Poetry. "Genius loci." The pervading spirit of a place. This little book from Lynnell Edwards is all about the spirit of a very specific place, in this case the environs of central Kentucky, and she writes about this place in two very different times, in two very different styles. So different, in fact, that one might first wonder what the two parts of the book have in common. The answer, of course, is genius loci. In the original Roman use of the term, "spirit" meant the protective deity of a place. And in pioneer Kentucky, a place that Edwards's McAfee ancestors helped to settle, that deity could be cruel. The historical narrative poems in the first part of the book recount many instances of hardship and violence, both as experienced by white settlers, and as dealt by them upon the Native Americans from whom they "conquered" this place. So harsh a place, in fact, that Governor Patrick Henry (when this land was still part of Virginia) begged his own sister, "Pray don't go to Kentuckie to live." But many did, and endured.
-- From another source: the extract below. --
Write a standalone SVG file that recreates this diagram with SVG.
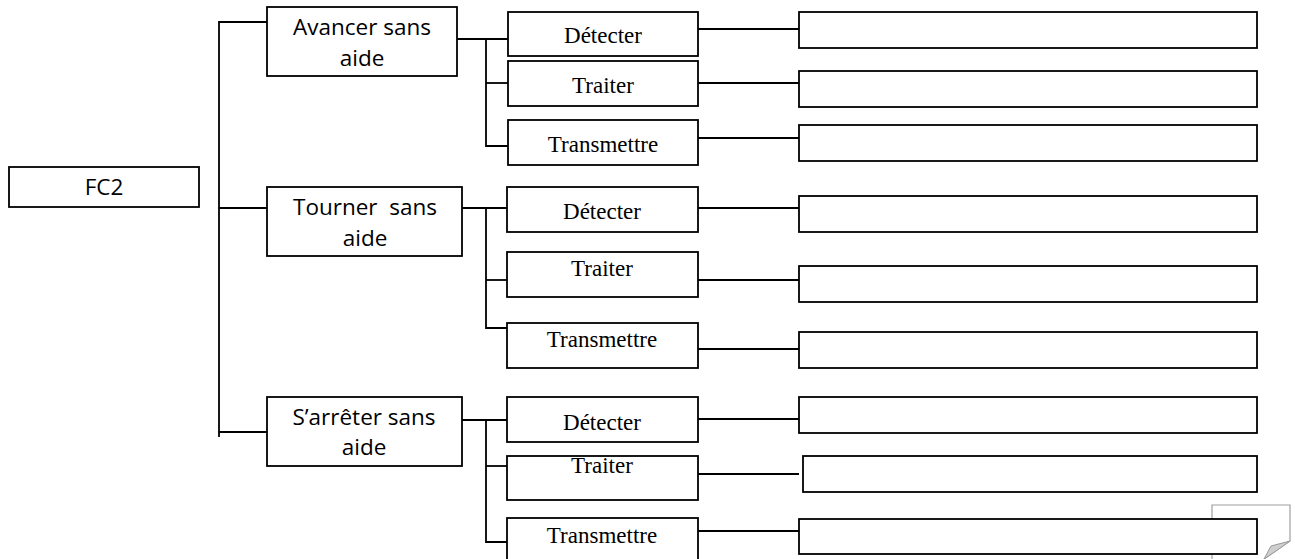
<svg xmlns="http://www.w3.org/2000/svg" width="1295" height="559" viewBox="0 0 1295 559">
<style>
.box{fill:#fff;stroke:#000;stroke-width:1.8}
.ln{fill:none;stroke:#000;stroke-width:1.8}
.sans{font-family:"Open Sans","Liberation Sans",sans-serif;font-size:22.5px;fill:#000;text-anchor:middle}
.serif{font-family:"Liberation Serif","Times New Roman",serif;font-size:23px;fill:#000;text-anchor:middle}
</style>
<rect width="1295" height="559" fill="#fff"/>
<g id="page-icon">
<path d="M1212,559 L1212,505 L1290,505 L1290,541 L1264,559" fill="#fff" stroke="#a0a0a0" stroke-width="1.2"/>
<polygon points="1290,541 1271,546 1264,559 1276,551" fill="#cfcfcf" stroke="#999" stroke-width="1"/>
</g>
<g id="connectors">
<polyline class="ln" points="272,22 219,22 219,437"/>
<line class="ln" x1="219" y1="208" x2="267" y2="208"/>
<line class="ln" x1="219" y1="432" x2="267" y2="432"/>
<line class="ln" x1="457" y1="39" x2="508" y2="39"/>
<polyline class="ln" points="486,39 486,146 508,146"/>
<line class="ln" x1="486" y1="83" x2="508" y2="83"/>
<line class="ln" x1="462" y1="208" x2="507" y2="208"/>
<polyline class="ln" points="486,208 486,328 507,328"/>
<line class="ln" x1="486" y1="280" x2="507" y2="280"/>
<line class="ln" x1="462" y1="420" x2="507" y2="420"/>
<polyline class="ln" points="486,420 486,542 507,542"/>
<line class="ln" x1="486" y1="466" x2="507" y2="466"/>
<line class="ln" x1="698" y1="29" x2="799" y2="29"/>
<line class="ln" x1="698" y1="83" x2="799" y2="83"/>
<line class="ln" x1="698" y1="138" x2="801" y2="138"/>
<line class="ln" x1="698" y1="208" x2="799" y2="208"/>
<line class="ln" x1="698" y1="280" x2="799" y2="280"/>
<line class="ln" x1="698" y1="349" x2="799" y2="349"/>
<line class="ln" x1="698" y1="419" x2="799" y2="419"/>
<line class="ln" x1="698" y1="474" x2="799" y2="474"/>
<line class="ln" x1="698" y1="531" x2="799" y2="531"/>
</g>
<g id="fc2"><rect class="box" x="9" y="167" width="190" height="40"/><text class="sans" x="104" y="195">FC2</text></g>
<g id="avancer"><rect class="box" x="267" y="7" width="190" height="69"/><text class="sans" x="362" y="35">Avancer sans</text><text class="sans" x="362" y="66">aide</text></g>
<g id="tourner"><rect class="box" x="267" y="187" width="195" height="69"/><text class="sans" x="365" y="215" style="white-space:pre">Tourner  sans</text><text class="sans" x="365" y="246">aide</text></g>
<g id="arreter"><rect class="box" x="267" y="397" width="195" height="69"/><text class="sans" x="364" y="425">S’arrêter sans</text><text class="sans" x="364" y="455">aide</text></g>
<g id="a-detecter"><rect class="box" x="508" y="12" width="190" height="44"/><text class="serif" x="603" y="43">Détecter</text></g>
<g id="a-traiter"><rect class="box" x="508" y="61" width="190" height="45"/><text class="serif" x="603" y="93">Traiter</text></g>
<g id="a-transmettre"><rect class="box" x="508" y="120" width="190" height="45"/><text class="serif" x="603" y="152">Transmettre</text></g>
<g id="t-detecter"><rect class="box" x="507" y="187" width="191" height="45"/><text class="serif" x="602" y="219">Détecter</text></g>
<g id="t-traiter"><rect class="box" x="507" y="252" width="191" height="45"/><text class="serif" x="602" y="276">Traiter</text></g>
<g id="t-transmettre"><rect class="box" x="507" y="323" width="191" height="45"/><text class="serif" x="602" y="347">Transmettre</text></g>
<g id="s-detecter"><rect class="box" x="507" y="397" width="191" height="45"/><text class="serif" x="602" y="430">Détecter</text></g>
<g id="s-traiter"><rect class="box" x="507" y="456" width="191" height="44"/><text class="serif" x="602" y="473">Traiter</text></g>
<g id="s-transmettre"><rect class="box" x="507" y="518" width="191" height="50"/><text class="serif" x="602" y="543">Transmettre</text></g>
<g id="r1"><rect class="box" x="799" y="12" width="458" height="36"/></g>
<g id="r2"><rect class="box" x="799" y="71" width="458" height="36"/></g>
<g id="r3"><rect class="box" x="799" y="125" width="458" height="36"/></g>
<g id="r4"><rect class="box" x="799" y="196" width="458" height="36"/></g>
<g id="r5"><rect class="box" x="799" y="266" width="458" height="36"/></g>
<g id="r6"><rect class="box" x="799" y="332" width="458" height="36"/></g>
<g id="r7"><rect class="box" x="799" y="397" width="458" height="36"/></g>
<g id="r8"><rect class="box" x="803" y="456" width="454" height="36"/></g>
<g id="r9"><rect class="box" x="799" y="519" width="458" height="35"/></g>
</svg>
In the more contemporary sense, "spirit" means the unique sense and feel of a place, and in the second part of this book Edwards captures that spirit through her lyrical recollections of boating on the Kentucky River with her family, in her childhood, when she could imagine herself a "mermaid, my hair loosed / and living as tall field grass / drifting in the summer air, / white hands luminous / and slow, parting / the water below, open eyes / peering / into silence, the dark distance." In effect she becomes, in this moment at least, the spirit of the place. A part of its deep past. The violence of history, and the beauty and peace of nature. Edwards understands that both are present in the story of Kentucky, and of our nation as a whole, and she expresses both eloquently through the poetry here. Her love of this place is palpable, but it is no naive love. She knows what it has cost, and she knows that it is fragile. Like the ancient limestone palisades along the Kentucky River, her words serve as a "record of what our great green Earth once was, and where, if we can keep it, we might still find our place."